I would prefer not to purchase materials online but sometimes I do, or have in the past. I had been using an online company called build.com. I set up a "pro" account and bought a few things but not a lot. Later I was informed that I was being moved to Plumbing.com, probably because plumbing items were all I ever bought. Ok, fine. Actually, although the pricing was barely better than what they offered on their regular site, they had a cool "pro" feature that was useful and helped me still get a decent markup on things. They had an online showroom to which you could send your clients an e-mail invitation. You could manage the showroom in many ways: list or don't list manufacturers, price, etc. This was cool because I could send people there, they would see my name and phone number at the top of the page, and look through hundreds of faucets, make an online list of their favorites or selections, and e-mail them back to me. I could then price everything and off we go. You could put prices if you wanted to: my price, msrp, or my price plus whatever markup I wanted or no pricing at all. Say you wanted to mark everything up 50%, the show room did it automatically. Say you hate a certain manufacturer because you think they sell crap, just delete them from your list and none of their products are included in your show room.

Ok, so I've been getting e-mails about how plumbing.com was being merged with faucet.com and my account will be there now. Alright, so I just went to faucet.com and guess what, not only are all my so called "pro" discounts gone but I can't seem to find my showroom either. So I call the toll free number, tell them who I am and ask where is the showroom. It's gone. No more show room. I explain that the showroom was pretty much the only reason that I was still doing business with them and now there is no reason to consider them for anything since now THE ENTIRE FREAKING WORLD CAN PRICE SHOP ME while watching HGTV and slurping diy smoothies and kettle corn. The response, "yeah what can I say, good luck".

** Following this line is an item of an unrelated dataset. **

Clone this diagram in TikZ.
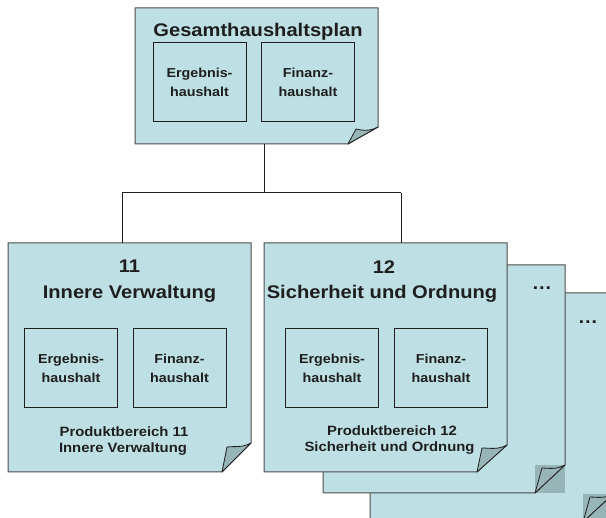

Ok what about a plumbing company co-op. You cannot buy unless you are a verified plumbing company, no bulk resale, only what your company can install, all new lines unavailable anywhere else, top quality (but not indestructible, hey we gotta have something to do 20 years from now). 

Is something like that impossible? Plumbing companies buy ownership of the company primarily for the purpose of determining who can purchase, quality control, etc. If something like that could come together backed with a nice national ad campaign, ... man we could mop the floor with HD, Blowe's and every online retailer!


----------



## ROCKSTARPLUMBER (Dec 14, 2008)

Thanks for sharing that with the rest of us, that info could have been useful, say, like 2yrs ago!!!!!!!!


----------



## waldrop (Dec 18, 2009)

*good plan*

start it in memphis so can fed-ex anywhere next day


----------